The single was, earlier this month, featured in the 10th episode of Lethal Weapon television series, which stars Damon Wayans and Clayne Crawford.
In an interview with Splash yesterday, Ding Dong said that although he nor producer Ricky Blaze was contacted about the use of the song, he is happy to know the track is still relevant after more than a decade and that dancehall culture is getting recognition.
“I still have not seen the clip. I was only informed about it by others. I am not sure why we were not contacted, but it is a good feeling to know that the first single that I ever recorded is still doing well. Such a venture goes to show that dancehall is alive and is receiving heavy attention overseas. Such a movement is a blessing for me and the dancehall culture,” he said.
Fox TV show is based on the
Lethal Weapon film franchise in which a slightly unhinged cop is partnered with a veteran detective trying to maintain a low-stress life.
“I was confident that the song would be a classic that is going to be played for a very long time, as it has an accompanying dance, and although it was recorded years ago, the younger generation latched onto the words and move. Even a two-year-old finds it entertaining,” he said.
“The song, even if it is remixed in EDM style, it is still doing a lot for our culture as the raw authentic accent cannot hide. Once it is played one is going to instantly hear the Jamaican accent,” he added.

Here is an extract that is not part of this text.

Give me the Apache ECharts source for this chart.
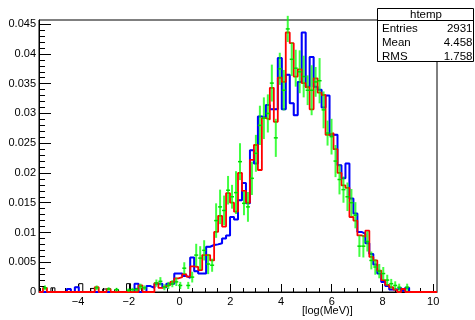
<!DOCTYPE html>
<html><head><meta charset="utf-8">
<script src="https://cdn.jsdelivr.net/npm/echarts@6/dist/echarts.min.js"></script>
<style>html,body{margin:0;padding:0;background:#fff}#c{width:475px;height:320px}</style>
</head><body><div id="c"></div>
<script>
// histogram definition (htemp binning)
const xMin = -5.54, xMax = 10.15, nBins = 100;
const yMin = 0, yMax = 0.0457;
const xTickLabels = [-4, -2, 0, 2, 4, 6, 8, 10];
const xMinorTicks = [-5.5,-5,-4.5,-4,-3.5,-3,-2.5,-2,-1.5,-1,-0.5,0,0.5,1,1.5,2,2.5,3,3.5,4,4.5,5,5.5,6,6.5,7,7.5,8,8.5,9,9.5,10];
const yTickLabels = [0, 0.005, 0.01, 0.015, 0.02, 0.025, 0.03, 0.035, 0.04, 0.045];
const yMinorTicks = [0.001,0.002,0.003,0.004,0.006,0.007,0.008,0.009,0.011,0.012,0.013,0.014,0.016,0.017,0.018,0.019,0.021,0.022,0.023,0.024,0.026,0.027,0.028,0.029,0.031,0.032,0.033,0.034,0.036,0.037,0.038,0.039,0.041,0.042,0.043,0.044];
const xTitle = '[log(MeV)]';
const statsTitle = 'htemp';
const statsNames = ['Entries', 'Mean', 'RMS'];
const statsValues = ['2931', '4.458', '1.758'];

const blackVals = [
0,0,0,0.0007,0,0,0,0.0005,0,0.0008,
0.0014,0,0,0.0006,0,0,0.0005,0,0,0.0004,
0,0,0.0014,0,0.0006,0,0,0.0010,0.0007,0.0014,
0.0014,0.0008,0.0014,0.0014,0.0031,0.0031,0.0027,0.0024,0.0058,0.0035,
0.0031,0.0031,0.0076,0.0079,0.0080,0.0082,0.0090,0.0095,0.0126,0.0122,
0.0154,0.0183,0.0149,0.0238,0.0216,0.0295,0.0293,0.0314,0.0307,0.0307,
0.0393,0.0307,0.0365,0.0317,0.0297,0.0353,0.0436,0.0345,0.0395,0.0345,
0.0340,0.0310,0.0330,0.0264,0.0264,0.0213,0.0191,0.0216,0.0157,0.0132,
0.0101,0.0098,0.0082,0.0064,0.0046,0.0031,0.0017,0.0010,0.0004,0.0004,
0.0007,0.0002,0.0007,0,0,0,0,0,0,0];

const blueVals = [
0,0,0,0,0,0,0,0.0005,0,0.0008,
0,0,0,0,0,0,0,0,0,0,
0,0,0,0,0.0014,0,0,0.0010,0.0007,0.0014,
0.0014,0.0008,0.0014,0.0014,0.0031,0.0031,0.0027,0.0024,0.0058,0.0035,
0.0031,0.0031,0.0076,0.0079,0.0080,0.0082,0.0090,0.0095,0.0126,0.0122,
0.0154,0.0183,0.0149,0.0238,0.0216,0.0295,0.0293,0.0314,0.0307,0.0307,
0.0393,0.0307,0.0365,0.0317,0.0297,0.0353,0.0436,0.0345,0.0395,0.0345,
0.0340,0.0310,0.0330,0.0264,0.0264,0.0213,0.0191,0.0216,0.0157,0.0132,
0.0101,0.0098,0.0082,0.0064,0.0046,0.0031,0.0017,0.0010,0.0004,0.0004,
0.0007,0.0002,0.0007,0,0,0,0,0,0,0];

const redVals = [
0,0.0007,0,0,0,0,0,0,0,0,
0,0,0,0,0.0008,0,0,0.0005,0,0,
0,0,0,0,0,0.0011,0,0,0,0.0015,
0.0007,0.0010,0.0012,0.0017,0.0023,0.0025,0.0030,0.0026,0.0043,0.0042,
0.0037,0.0062,0.0062,0.0053,0.0101,0.0128,0.0110,0.0166,0.0150,0.0135,
0.0200,0.0170,0.0150,0.0222,0.0247,0.0205,0.0292,0.0290,0.0343,0.0286,
0.0360,0.0353,0.0436,0.0418,0.0362,0.0374,0.0351,0.0344,0.0307,0.0359,
0.0335,0.0331,0.0264,0.0267,0.0240,0.0200,0.0179,0.0175,0.0126,0.0120,
0.0095,0.0093,0.0103,0.0059,0.0053,0.0036,0.0020,0.0012,0.0008,0.0004,
0,0.0005,0,0,0,0,0,0,0,0];

const greenVals = [
null,0.0007,null,null,null,null,null,null,null,null,
null,null,null,null,0.0007,null,null,0.0005,null,0.0004,
null,null,0.0003,0.0004,0.0004,0.0009,0.0007,null,null,0.0015,
0.0018,0.0008,0.0011,0.0014,0.0017,0.0011,0.0040,0.0011,0.0025,0.0062,
0.0057,0.0070,0.0047,0.0045,0.0120,0.0143,0.0137,0.0171,0.0160,0.0167,
0.0219,0.0149,0.0143,0.0191,0.0233,0.0280,0.0292,0.0300,0.0351,0.0259,
0.0375,0.0339,0.0442,0.0391,0.0376,0.0370,0.0362,0.0339,0.0339,0.0353,
0.0355,0.0306,0.0267,0.0261,0.0220,0.0189,0.0172,0.0160,0.0150,0.0129,
0.0077,0.0077,0.0085,0.0053,0.0042,0.0035,0.0031,0.0020,0.0014,0.0011,
0.0008,null,0.0008,null,null,null,null,null,null,null];

const greenErrs = [
0,0.0004,0,0,0,0,0,0,0,0,
0,0,0,0,0.0004,0,0,0.0003,0,0.0003,
0,0,0.0003,0.0003,0.0003,0.0005,0.0004,0,0,0.0006,
0.0007,0.0005,0.0006,0.0006,0.0007,0.0006,0.0010,0.0006,0.0009,0.0019,
0.0020,0.0017,0.0017,0.0011,0.0029,0.0029,0.0025,0.0024,0.0020,0.0036,
0.0031,0.0020,0.0025,0.0028,0.0031,0.0033,0.0035,0.0032,0.0031,0.0032,
0.0027,0.0034,0.0022,0.0028,0.0031,0.0036,0.0035,0.0025,0.0042,0.0025,
0.0038,0.0031,0.0021,0.0030,0.0027,0.0025,0.0022,0.0024,0.0023,0.0022,
0.0018,0.0019,0.0017,0.0015,0.0013,0.0012,0.0011,0.0009,0.0008,0.0007,
0.0006,0,0.0006,0,0,0,0,0,0,0];

const binW = (xMax - xMin) / nBins;
function stepData(vals) {
  const d = vals.map((v, i) => [xMin + i * binW, v]);
  d.push([xMax, vals[vals.length - 1]]);
  return d;
}
const greenData = [];
greenVals.forEach((v, i) => { if (v !== null) greenData.push([xMin + (i + 0.5) * binW, v, greenErrs[i]]); });

const FONT = 'Liberation Sans, Arial, Helvetica, sans-serif';
const fmtX = v => (v < 0 ? '\u2212' + (-v) : String(v));
const fmtY = v => String(+Number(v).toFixed(3));

const chart = echarts.init(document.getElementById('c'), null, {renderer: 'canvas'});
function histSeries(name, vals, color, width, z) {
  return {
    name, type: 'line', step: 'end', data: stepData(vals), xAxisIndex: 0, yAxisIndex: 0,
    showSymbol: false, symbol: 'none', clip: true, z,
    lineStyle: {color, width}, emphasis: {disabled: true}, silent: true
  };
}
chart.setOption({
  animation: false,
  backgroundColor: '#fff',
  grid: {left: 39, top: 20, width: 398, height: 272, show: true, borderColor: '#000', borderWidth: 1, backgroundColor: '#fff'},
  xAxis: [{
    type: 'value', min: xMin, max: xMax, position: 'bottom',
    axisLine: {show: true, onZero: false, lineStyle: {color: '#000', width: 1}},
    axisTick: {show: true, inside: true, length: 8, customValues: xTickLabels, lineStyle: {color: '#000'}},
    axisLabel: {show: true, customValues: xTickLabels, formatter: fmtX, color: '#000', fontSize: 11, fontFamily: FONT, margin: 4},
    splitLine: {show: false}
  }, {
    type: 'value', min: xMin, max: xMax, position: 'bottom', gridIndex: 0,
    axisLine: {show: false, onZero: false},
    axisTick: {show: true, inside: true, length: 4, customValues: xMinorTicks, lineStyle: {color: '#000'}},
    axisLabel: {show: false}, splitLine: {show: false}
  }],
  yAxis: [{
    type: 'value', min: yMin, max: yMax, position: 'left',
    axisLine: {show: true, onZero: false, lineStyle: {color: '#000', width: 1}},
    axisTick: {show: true, inside: true, length: 12, customValues: yTickLabels, lineStyle: {color: '#000'}},
    axisLabel: {show: true, customValues: yTickLabels, formatter: fmtY, color: '#000', fontSize: 11, fontFamily: FONT, margin: 3},
    splitLine: {show: false}
  }, {
    type: 'value', min: yMin, max: yMax, position: 'left', gridIndex: 0,
    axisLine: {show: false, onZero: false},
    axisTick: {show: true, inside: true, length: 6, customValues: yMinorTicks, lineStyle: {color: '#000'}},
    axisLabel: {show: false}, splitLine: {show: false}
  }],
  series: [
    histSeries('black', blackVals, '#000000', 1, 2),
    histSeries('blue', blueVals, '#0000ff', 2, 3),
    histSeries('red', redVals, '#ff0000', 1.8, 4),
    {
      name: 'green', type: 'custom', data: greenData, xAxisIndex: 0, yAxisIndex: 0, z: 5, silent: true,
      encode: {x: 0, y: 1},
      renderItem: function (params, api) {
        const x = api.value(0), y = api.value(1), e = api.value(2);
        const pLo = api.coord([x, y - e]), pHi = api.coord([x, y + e]);
        const pL = api.coord([x - binW / 2, y]), pR = api.coord([x + binW / 2, y]);
        return {type: 'group', children: [
          {type: 'line', shape: {x1: pLo[0], y1: pLo[1], x2: pHi[0], y2: pHi[1]}, style: {stroke: 'rgba(0,255,0,0.75)', lineWidth: 2}},
          {type: 'line', shape: {x1: pL[0], y1: pL[1], x2: pR[0], y2: pR[1]}, style: {stroke: '#00dd00', lineWidth: 1.5}}
        ]};
      }
    }
  ],
  graphic: [
    {type: 'text', left: 302, top: 305, z: 10, style: {text: xTitle, fill: '#000', font: '11px ' + FONT}},
    {type: 'rect', z: 20, shape: {x: 377.5, y: 8.5, width: 96, height: 53}, style: {fill: '#fff', stroke: '#000', lineWidth: 1}},
    {type: 'line', z: 21, shape: {x1: 377.5, y1: 20.5, x2: 473.5, y2: 20.5}, style: {stroke: '#000', lineWidth: 1}},
    {type: 'text', z: 22, x: 426, y: 14.5, style: {text: statsTitle, fill: '#000', font: '11.5px ' + FONT, align: 'center', verticalAlign: 'middle'}},
    {type: 'text', z: 22, x: 382, y: 28.5, style: {text: statsNames[0], fill: '#000', font: '11.5px ' + FONT, align: 'left', verticalAlign: 'middle'}},
    {type: 'text', z: 22, x: 382, y: 42.5, style: {text: statsNames[1], fill: '#000', font: '11.5px ' + FONT, align: 'left', verticalAlign: 'middle'}},
    {type: 'text', z: 22, x: 382, y: 56.5, style: {text: statsNames[2], fill: '#000', font: '11.5px ' + FONT, align: 'left', verticalAlign: 'middle'}},
    {type: 'text', z: 22, x: 472.5, y: 28.5, style: {text: statsValues[0], fill: '#000', font: '11.5px ' + FONT, align: 'right', verticalAlign: 'middle'}},
    {type: 'text', z: 22, x: 472.5, y: 42.5, style: {text: statsValues[1], fill: '#000', font: '11.5px ' + FONT, align: 'right', verticalAlign: 'middle'}},
    {type: 'text', z: 22, x: 472.5, y: 56.5, style: {text: statsValues[2], fill: '#000', font: '11.5px ' + FONT, align: 'right', verticalAlign: 'middle'}}
  ]
});
</script></body></html>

Ding Dong, whose given name is Kemar Ottey, is best known as leader of the Ravers Clavers, whom he credits for keeping dancing at the forefront of dancehall. He and his team are the creators of dance moves like Nuh Linga, which got a major boost in 2008 when Usain Bolt celebrated his three victories at the Beijing Olympics by performing it.
Ding Dong’s other hit singles include Holilday, Coolest Summer, Shampoo and Yeng Yeng, which all have accompanying dances.